不即不離

日々

気になるけど気にしない

世界は言葉で出来ているね。いまやあらゆるニュースで溢れかえる毎日。必要な情報もそうでないのも、全部追いかけられないぐらい大量に飛び交っているね。とてもじゃないけれど全部咀嚼して処理することができない。そうだからか、自己防衛策として多くの人がイヤフォンをつけて余計なノイズから耳を塞いているように見える。玄関から外に出るや否やイヤフォンをつけ、そこから流れるお気に入りの音楽で心を満たしている。そうすることで容赦なく飛び込んでくる忌まわしい喧騒を遮断しているね。聞きたい音に囲まれることで、自分の心を整えているんだろう。そうしないと、必要な情報もそうでないものも、興味関心を問わず一気に流れ込んで心を揺さぶるからね。せめて心地いい音に囲まれることで、無意識に自分を守っているようにも見える。だけどノリノリになったり、笑顔で歩いている人は少ないね。多くの人は表情は一切変えずにいるみたい。

関係ないがある

そんな風に外の世界は嵐のように騒がしいから、せめて聞こえる音だけは整えようと自己防衛しているけれど、視界までは封鎖できないと思っていた。
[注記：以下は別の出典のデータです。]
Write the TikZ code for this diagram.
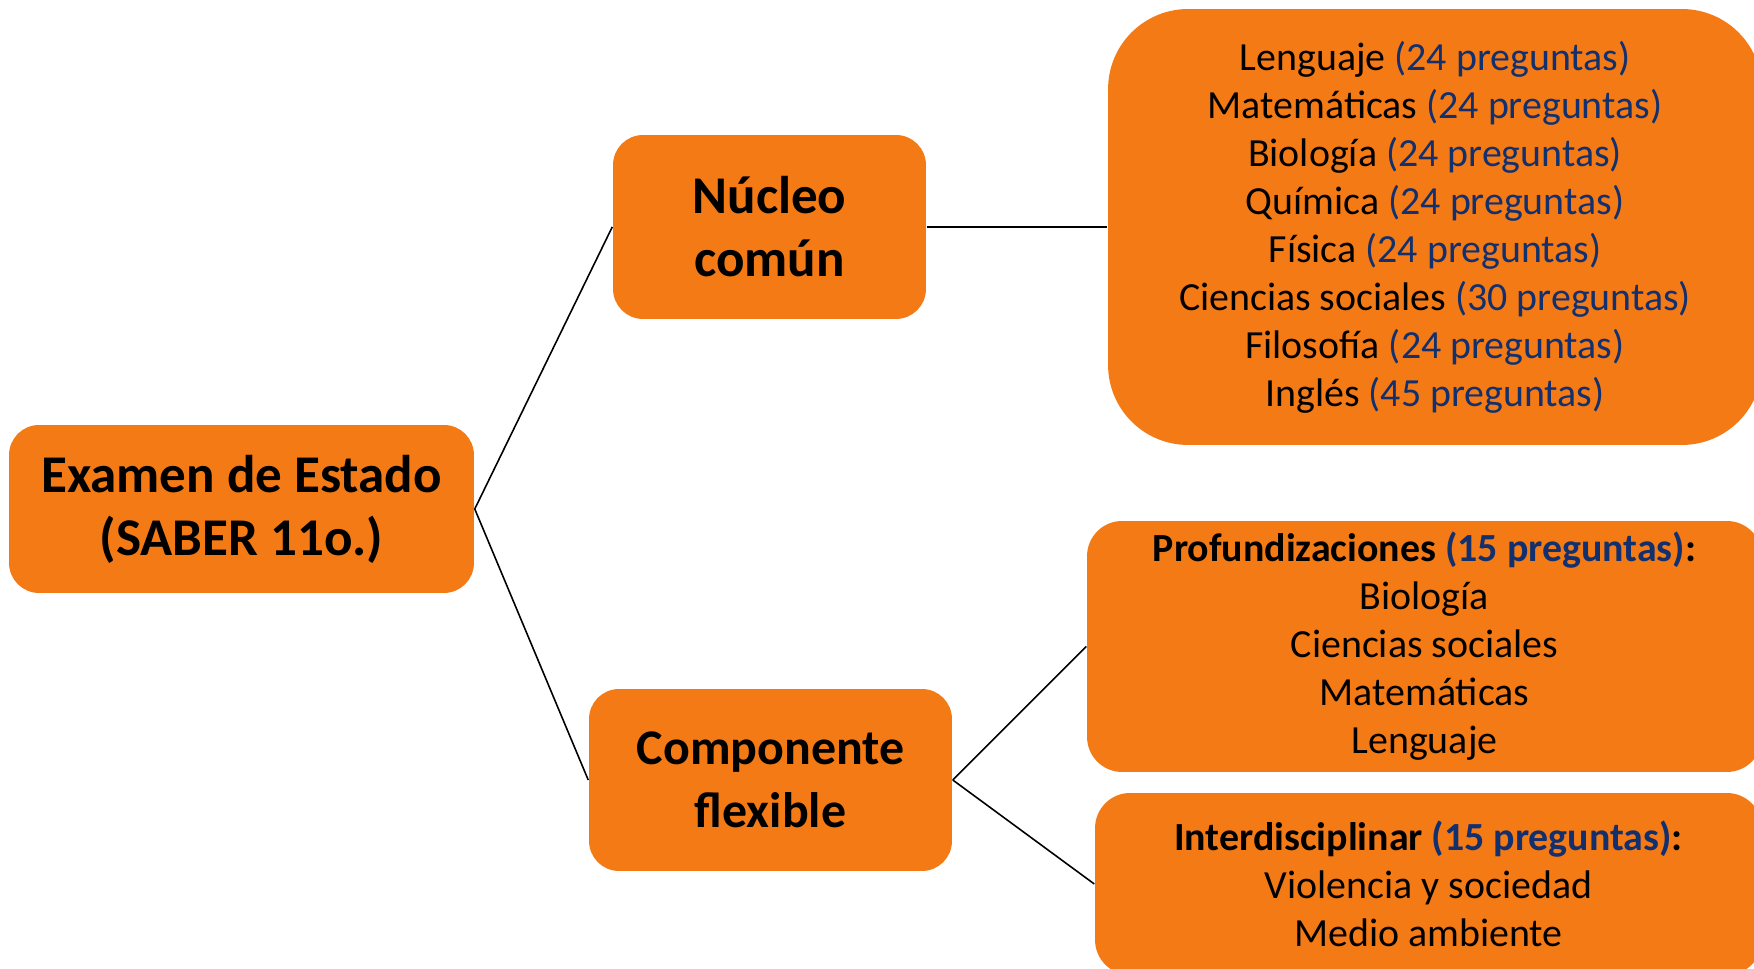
\documentclass[tikz,border=0pt]{standalone}
\usepackage{fontspec}
\setmainfont{Carlito}
\usepackage{xcolor}
\usetikzlibrary{positioning}
\definecolor{naranja}{HTML}{F47A15}
\definecolor{azul}{HTML}{12306E}
\newcommand{\npreg}[1]{\textcolor{azul}{(#1 preguntas)}}
\newcommand{\bigtxt}{\fontsize{30.2}{35.9}\selectfont\bfseries}
\newcommand{\listtxt}{\fontsize{22.7}{27.3}\selectfont}

\begin{document}
\begin{tikzpicture}[x=0.02cm,y=0.02cm,line width=0.9pt]
    \tikzstyle{box}=[rectangle,fill=naranja,draw=none,align=center,inner sep=0pt,text=black]
    \tikzstyle{main box}=[box,rounded corners=0.6cm,font=\bigtxt]
    \tikzstyle{list box}=[box,rounded corners=0.7cm,font=\listtxt]

    \useasboundingbox (0,0) rectangle (1754,969);
    \clip (0,0) rectangle (1754,969);

    % left and middle boxes
    \node[main box,minimum width=9.3cm,minimum height=3.36cm] (examen) at (241.5,460)
        {Examen de Estado\\(SABER 11o.)};
    \node[main box,minimum width=6.26cm,minimum height=3.68cm] (nucleo) at (769.5,742)
        {Núcleo\\común};
    \node[main box,minimum width=7.26cm,minimum height=3.64cm,
          font=\fontsize{28.4}{35.9}\selectfont\bfseries] (componente) at (770.5,189)
        {Componente\\flexible};

    % right boxes (they run off the page)
    \node[list box,rounded corners=1.6cm,minimum width=13.08cm,minimum height=8.72cm] (lista) at (1435,742)
        {Lenguaje \npreg{24}\\
         Matemáticas \npreg{24}\\
         Biología \npreg{24}\\
         Química \npreg{24}\\
         Física \npreg{24}\\
         Ciencias sociales \npreg{30}\\
         Filosofía \npreg{24}\\
         Inglés \npreg{45}};
    \node[list box,minimum width=13.5cm,minimum height=5.02cm] (profund) at (1424.5,322.5)
        {\textbf{Profundizaciones \npreg{15}:}\\
         Biología\\
         Ciencias sociales\\
         Matemáticas\\
         Lenguaje};
    \node[list box,minimum width=13.34cm,minimum height=3.64cm] (interd) at (1428.5,85)
        {\textbf{Interdisciplinar \npreg{15}:}\\
         Violencia y sociedad\\
         Medio ambiente};

    % connectors
    \draw (examen.east) -- (nucleo.west);
    \draw (examen.east) -- (componente.west);
    \draw (nucleo.east) -- (lista.west);
    \foreach \dest in {profund,interd}
        \draw (componente.east) -- (\dest.west);
\end{tikzpicture}
\end{document}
だけど『歩きスマホ』なんて言葉ができているから、もしかしたら目もつぶろうとしている人も増えているのかな。外を歩いているのにスマホの画面に視線を向けるんだよね。もう耳も目も塞いで歩いているのと同じだね。だけどスマホの画面から見える世界は相変わらずニュースを見ていたりするね。ほとんどは関係ない、興味もないことだらけ。でも見てしまうことで意識の中にだんだん刷り込まれていく。そんなの関係ないと思っていることだらけだなと思いながら流し読みしている時点で、関係ないことで世界は支配されてしまっているよ。無反応なフリをしてもしっかりと刻み込まれていく。そのせいか、なんだか憂鬱でいつも重たい気分を引きずっているんじゃないかな。ご機嫌な音楽はちゃんと聞こえているのかな。

見ない勇気

関係ないし興味もないことだらけなのに、全部遮断できない。SNSなんかで面倒なメッセージが容赦なく届く。知りたくもない他人事を目にするだけではなく、なんらかのリアクションをとらないといけないと脅迫されている。なんて返信しようなんて考え出してもう頭がいっぱいになっている。なら見なければいいんだけど、なんだか取り残されるような気になって、見なくていいのに見てしまう。興味ないのにと思うことだらけで実は満たされてしまうね。離れたいけれど離れられなくなっているのは、もはや恋愛のように恋い焦がれているのとあまり違わなくなる。そんな状況を認めること自体が恐怖なんだけど、天邪鬼みたいに、怖いモノ見たさっていうのがあるのかな。

付かず離れず

関係ない情報に振り回されても、それほど深刻にならないためにはどうすればいいのだろう。本当はみたい情報だけ見られるといいんだけど、どうしてもノイズが増えてしまう。処方箋としては「すべてを見ないこと」だろうね。でもそれは一時的な対処療法でしかない。ずっと見ないでいられるなら重苦しい感情が生まれてきたりはしないね。そんな風に心を揺さぶり続けている元を探すことが根本的な処方箋になる。そこにヒントがあるかもしれない。ニュースを人ごとだと見ようとすればするほど苦しいのなら、そのニュースを見ている自分を見つめること。そうすることで自分ごととか他人ごととか関係あるとかないとかという思い込みから少しの距離を置くことができるね。さらに悩ましいと思っているニュースは文字や記号の塊でできているね。スマホなら液晶の点滅で文字が浮き上がっているだけだし、新聞ならインクのシミを見つめている。そんな風に不即不離の関係を構築することが大切なんじゃないかな。壁のシミを見てお化けに見えて怖がっているのと同じだね。ちょうど熱烈な恋愛感情が過ぎ去っていくみたいにね。だから歩く時ぐらいは、目を見開いて耳をすまして街を歩こう。風やにおいや足の裏の感覚を愛おしく感じながら、歩くことに専念することが大切だと思うよ。あらゆる音と目にする今ここを感じながら。そうすると、今ここに「恐ろしいお化け」はどこにもいないことがわかるからね。